I would be remiss in my duties as a leading children’s book, music and mime critic if I did not address the current “situation” with the New York Metropolitans baseball club.
As I write this on Wednesday night, my great-granddaughter is sleeping, blissfully unaware that her team squandered a lead to the ursine squad from Chicago and then failed to score despite having runners on third in the seventh, eighth and ninth frames.
The indignity of rooting for these futile failures is too much to bear. Or is it?
Indeed, as a father, grandfather and now, great-grandfather, I find myself constantly reminding my descendents that rooting for losers is far better for the soul than jumping on that year’s bandwagon, no matter how teeming it is with happy, smiling people.
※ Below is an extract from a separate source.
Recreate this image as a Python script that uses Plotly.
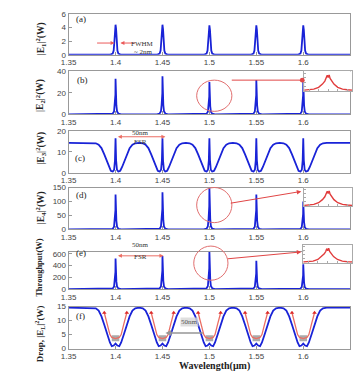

Growing up, of course, my admiration for the Dodgers taught me the most valuable lesson in life: “Wait ’til next year” is a nice slogan, but next year doesn’t always come. This is a lesson that was never absorbed by fans of the Bronx Yankees, and it was no surprise that those kids grew up completely incapable of dealing with disappointment.
So when my great-granddaughter wakes up, I will tell her about Daniel Murphy’s bottom-of-the-ninth leadoff triple that the Mets squandered. I will tell her that it is unlikely that the Mets will qualify for the post-season. And she will learn that things don’t always go the way we wish they would go.
That said, can’t somebody just hit a fly ball?